The Credit Card Accountability Responsibility and Disclosure (CARD ) Act prohibits credit card issuers from charging certain fees, such as over-limit fees, excessive late fees, and other back-end fees. Still, the director of the agency said concerns remain about other practices, like deferred-interest promotions. “There is more work to do,” said Richard Cordray.
Cordray emphasized that the CARD Act has helped consumers analyze costs and risks associated with industry pricing practices. Since the CARD Act, credit has become easier to get, and the number of new credit accounts has grown at a rapid pace.
“With commonsense rules in place, credit cards are safer and more affordable, credit is more available, and companies remain profitable with improved customer satisfaction,” said Cordray. When the CFPB was formed, in July 2011, the agency took over responsibility for the CARD Act.
More than one trillion in transactions
The CFPB estimates that over 60% of American adults have at least one credit card. More than 14.5 billion credit card transactions were processed in the first half of 2015 alone, representing over $1.3 trillion in purchase volume. This report, which is the second one the CFPB has done on the CARD Act, included the following findings:
• More than $9 billion in over limit fees have been avoided since the CARD Act took hold. The average over limit fee of $35 used to be charged anytime consumers accidentally charged more than their credit limit. Now, folks have to opt-in for over limit charges; effectively eliminating these fees.
• More than $7 million in late fees have been avoided, due to the CARD Act changes.
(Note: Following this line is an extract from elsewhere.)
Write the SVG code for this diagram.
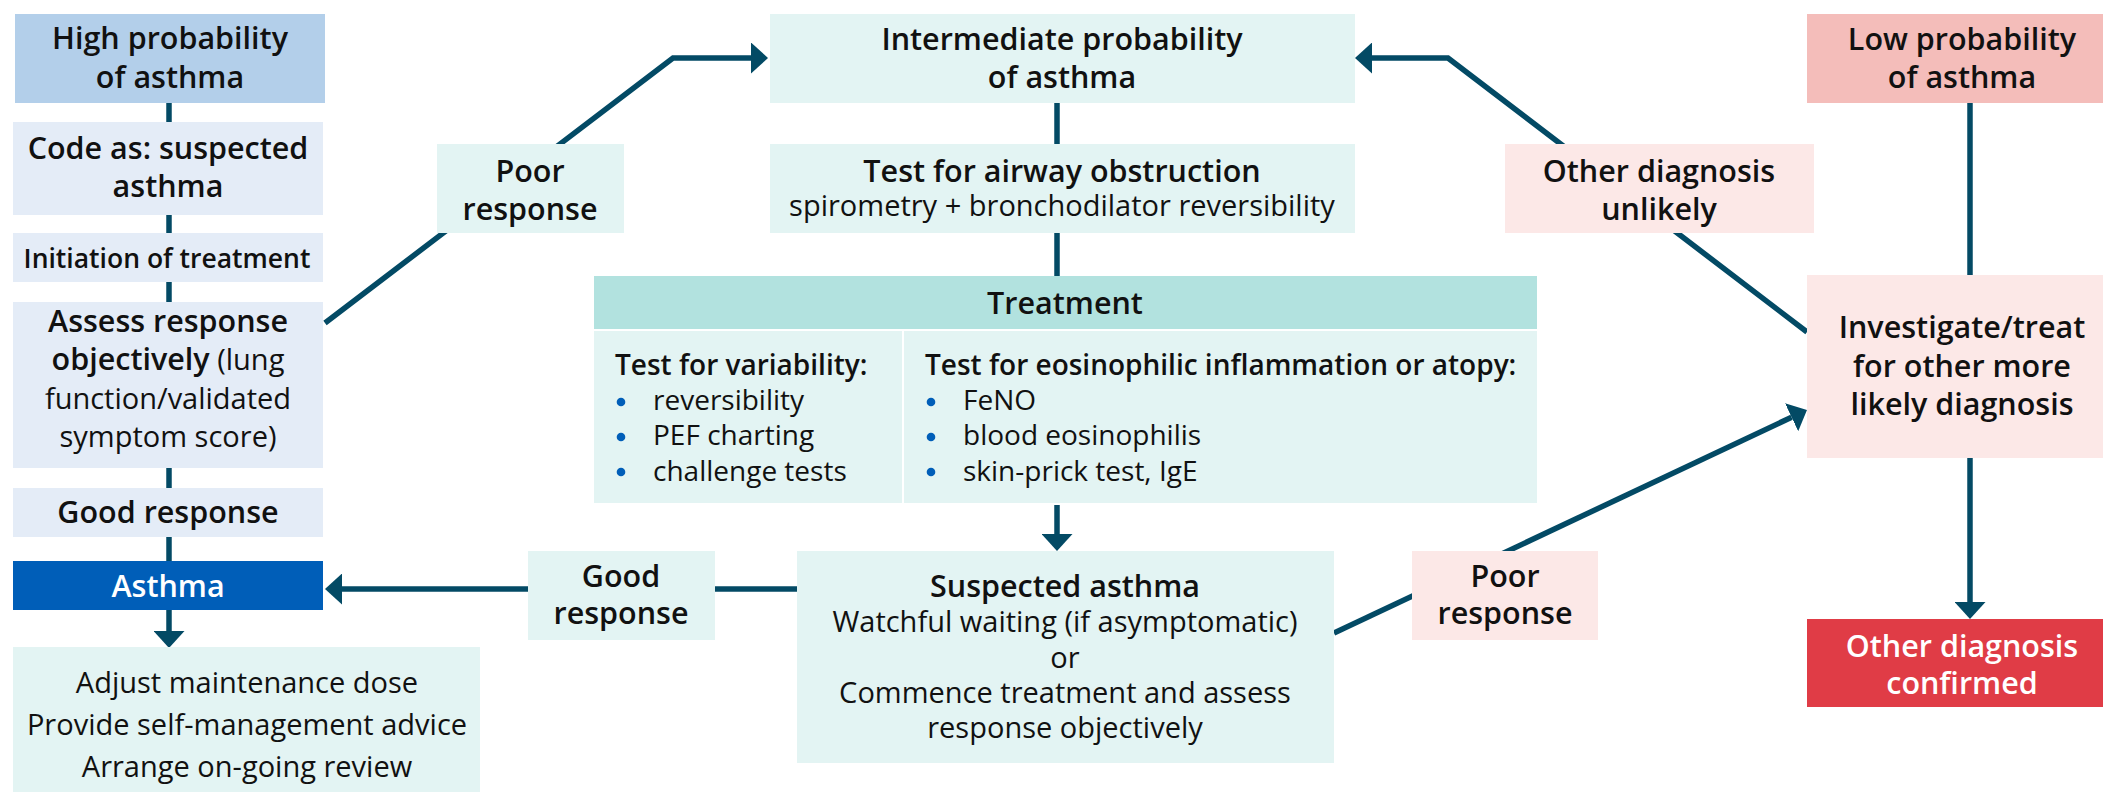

While not prohibiting late fees, the CARD Act says that penalty fees must be “reasonably and proportional.” The CFPB said late fees have declined by an average of 20% since the legislation was enacted.
• The cost of credit has declined by about two percentage points thanks to the CARD Act. The “cost of credit” refers to all fees and finance charges consumers pay to card issuers.
• Available credit continues to climb. Since 2012, available credit has risen 10%, and is increasingly available to a wider swath of consumers.
• In 2014 alone, more than 100 million new credit card accounts were opened.
• Many more people now have free access to their credit scores; the CFPB estimates that more than 100 million cardholders can get their credit score for free through their card issuer.
Concerns remain about deferred-interest promotions that charge interest retroactively if the balance is not paid in full by the time the promotional period ends. The CFPB also said they are worried about card issuers that cater to people with subprime credit scores, which may charge origination and maintenance fees and have lengthy, difficult-to-understand customer agreements. Debt collection practices and rewards programs with unclear terms and conditions were also mentioned as points of concern for the CFPB.